Trudno sobie wyobrazić w kontekście apokatastazę, podejrzewam, że ten rodzaj apokatastazy, który przyjdzie bądź przyjść może nie powinien być rozpatrywany w oderwaniu od technologii i różnych dziedzin nauki. To jest bowiem taka książka, która może być inspiracją nie tylko dla filozofa, literaturoznawcy czy poety, ale mam wrażenie, również dla fizyków, matematyków, kosmologów,psychologów, w końcu informatyków. Świadomość z książki Matywieckiego może stanowić inspirację dla tych, którzy bytują i budują coś w wirtualnej sieci, nie mówiąc już o badaniach nad nieśmiertelnością, kiedy świadomość być może kiedyś zostanie przeniesiona na twardy dysk. Nie mówiąc już o Królestwie Niebieskim powszechnej transparentności, kiedy jako byty wirtualne, będziemy dla siebie doskonale przeźroczyści. Tym samym pojawia się pytanie, gdzie tutaj dusza, czyli konkret, osobność naszej pojedynczości, gdzie granica? Nie wiem, czy błądzę, czy nie, ale mam wrażenie, że wraz ze zniesieniem granicy, znosimy również duszą nieśmiertelną, a tym samym tajemnicę.

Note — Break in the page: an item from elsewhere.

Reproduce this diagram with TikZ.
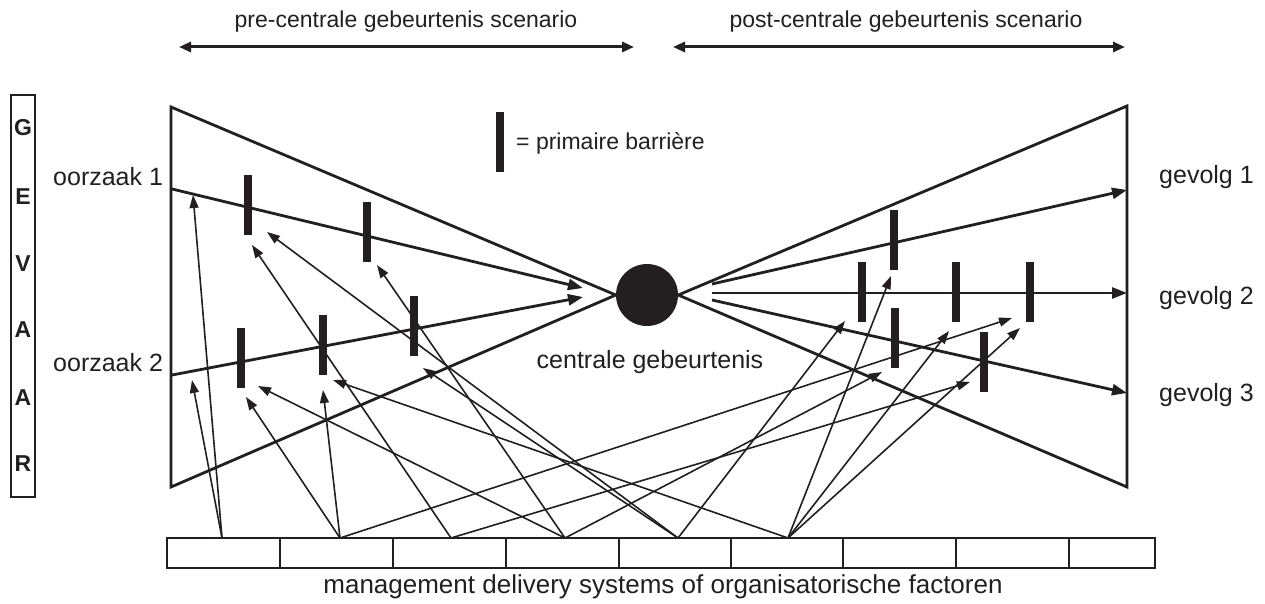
\documentclass[tikz,border=0pt]{standalone}
\usepackage{fontspec}
\setmainfont{Liberation Sans}
\usetikzlibrary{arrows.meta}
\definecolor{ink}{RGB}{35,31,32}
\begin{document}
\begin{tikzpicture}[x=1pt,y=-1pt,
  edge/.style={draw=ink,line width=2.8pt,line join=miter},
  flow/.style={draw=ink,line width=2.8pt,-{Triangle[length=15pt,width=11pt]}},
  infl/.style={draw=ink,line width=1.6pt,-{Triangle[length=13pt,width=9pt]}},
  twoway/.style={draw=ink,line width=3pt,{Triangle[length=12pt,width=10pt]}-{Triangle[length=12pt,width=10pt]}},
  barrier/.style={fill=ink,minimum width=8pt,minimum height=60pt,inner sep=0pt,outer sep=0pt},
  lbl/.style={text=ink,font=\fontsize{25}{30}\selectfont,inner sep=0pt},
  small/.style={text=ink,font=\fontsize{23}{28}\selectfont,inner sep=0pt},
  letter/.style={text=ink,font=\fontsize{23}{28}\selectfont\bfseries,inner sep=0pt},
]
\useasboundingbox (0,0) rectangle (1265,604);

% top scenario arrows
\coordinate (pa) at (179,47); \coordinate (pb) at (634,47);
\coordinate (qa) at (673,47); \coordinate (qb) at (1125,47);
\draw[twoway] (pa) -- (pb);
\draw[twoway] (qa) -- (qb);
\node[small] (pre) at (406,22) {pre-centrale gebeurtenis scenario};
\node[small] (post) at (906,22) {post-centrale gebeurtenis scenario};

% GEVAAR box
\node[draw=ink,line width=1.8pt,minimum width=24pt,minimum height=402pt,inner sep=0pt] (gev) at (23,296) {};
\node[letter] (g1) at (23,128) {G};
\node[letter] (g2) at (23,197) {E};
\node[letter] (g3) at (23,264) {V};
\node[letter] (g4) at (23,330) {A};
\node[letter] (g5) at (23,398) {A};
\node[letter] (g6) at (23,464) {R};

% central event
\node[circle,fill=ink,minimum size=62pt,inner sep=0pt] (ev) at (647,295) {};
\node[lbl] (evl) at (650,362) {centrale gebeurtenis};

% bowtie
\coordinate (L1) at (171,107); \coordinate (L2) at (171,487);
\coordinate (R1) at (1127,106); \coordinate (R2) at (1127,487);
\draw[edge] (L1) -- (ev.west) -- (L2) -- cycle;
\draw[edge] (R1) -- (ev.east) -- (R2) -- cycle;

% causes
\coordinate (o1s) at (172,189); \coordinate (o1e) at (583,288);
\coordinate (o2s) at (172,375); \coordinate (o2e) at (583,297);
\draw[flow] (o1s) -- (o1e);
\draw[flow] (o2s) -- (o2e);
\node[lbl,anchor=west] (oz1) at (53,177) {oorzaak 1};
\node[lbl,anchor=west] (oz2) at (53,363) {oorzaak 2};

% consequences
\coordinate (c1s) at (712,284); \coordinate (c1e) at (1127,190);
\coordinate (c2s) at (712,293); \coordinate (c2e) at (1127,293);
\coordinate (c3s) at (712,300); \coordinate (c3e) at (1127,393);
\draw[flow] (c1s) -- (c1e);
\draw[flow] (c2s) -- (c2e);
\draw[flow] (c3s) -- (c3e);
\node[lbl,anchor=west] (gv1) at (1159,177) {gevolg 1};
\node[lbl,anchor=west] (gv2) at (1159,298) {gevolg 2};
\node[lbl,anchor=west] (gv3) at (1159,395) {gevolg 3};

% barriers
\node[barrier] (bA) at (248,205) {};
\node[barrier] (bB) at (367,232) {};
\node[barrier] (bC) at (241,358) {};
\node[barrier] (bD) at (323,345) {};
\node[barrier] (bE) at (414,326) {};
\node[barrier] (bF) at (862,292) {};
\node[barrier] (bG) at (894,240) {};
\node[barrier] (bH) at (895,338) {};
\node[barrier] (bI) at (956,292) {};
\node[barrier] (bJ) at (1030,292) {};
\node[barrier] (bK) at (984,362) {};

% legend
\node[barrier] (bL) at (500,142) {};
\node[small,anchor=west] (leg) at (516,143) {= primaire barrière};

% management boxes
\draw[draw=ink,line width=2.8pt] (167,538) rectangle (1155,568);
\foreach \x in {280,393,506,619,731,843,956,1069}
  \draw[draw=ink,line width=1.8pt] (\x,538) -- (\x,568);
\node[text=ink,font=\fontsize{26}{31}\selectfont,inner sep=0pt] (mds) at (663,587) {management delivery systems of organisatorische factoren};

% sources
\coordinate (s1) at (222,538);
\coordinate (s2) at (340,538);
\coordinate (s3) at (451,538);
\coordinate (s4) at (565,538);
\coordinate (s5) at (678,538);
\coordinate (s6) at (788,538);

% tips
\coordinate (t1) at (193,195);
\coordinate (t2) at (192,380);
\coordinate (t3) at (252,245);
\coordinate (t4) at (267,232);
\coordinate (t5) at (377,265);
\coordinate (t6) at (246,397);
\coordinate (t7) at (258,386);
\coordinate (t8) at (323,390);
\coordinate (t9) at (333,380);
\coordinate (t10) at (423,368);
\coordinate (t11) at (845,321);
\coordinate (t12) at (891,276);
\coordinate (t13) at (882,372);
\coordinate (t14) at (949,331);
\coordinate (t15) at (1012,318);
\coordinate (t16) at (1020,328);
\coordinate (t17) at (970,382);

\draw[infl] (s1) -- (t1);
\draw[infl] (s1) -- (t2);
\draw[infl] (s2) -- (t6);
\draw[infl] (s2) -- (t8);
\draw[infl] (s2) -- (t15);
\draw[infl] (s3) -- (t3);
\draw[infl] (s3) -- (t17);
\draw[infl] (s4) -- (t5);
\draw[infl] (s4) -- (t7);
\draw[infl] (s4) -- (t13);
\draw[infl] (s5) -- (t4);
\draw[infl] (s5) -- (t10);
\draw[infl] (s5) -- (t11);
\draw[infl] (s6) -- (t9);
\draw[infl] (s6) -- (t12);
\draw[infl] (s6) -- (t14);
\draw[infl] (s6) -- (t16);
\end{tikzpicture}
\end{document}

Być może współczesna hermeneutyka w tym kierunku, bardziej empirycznym powinna pójść? Jako duszoznawca nie wiem, czy bym chciał, ale z drugiej strony wydaje mi się to bardzo ciekawe. Jednak: do nieśmiertelności tak, ale z naszymi umarłymi, do nieśmiertelności tak, ale z zastrzeżeniem, że pojedynczo i osobno, inaczej wszystko gdzieś się w jakiejś plazmoidalnej powszechności nieuchronnie roztopi i rozpłynie. Czyli: nieśmiertelność tak, ale z życiem, taki wniosek wyciągnąłem z lektury poetycko filozoficznego dzieła Piotra Matywieckiego “Świadomość”.
A u Ewelinki w domu wciąż się jednoczę ze światem. Dzisiaj była burza. Dzieci bawiły się jeżdżąc w kółko na wózku dookoła stołu. Scena trochę jak z Kantora. Niesłychanie spiętrzona epifania przemijalności, pomieszanie czasów, straszna burza na zewnątrz, woda lecąca ciurkiem z dachu na taras. Ciemność w pokoju, zapalona świeczka, transcendencja i niebywale precyzyjny chaos, oznaki czułości i delikatności. Istniejemy. Choć to wcale nie jest takie pewne.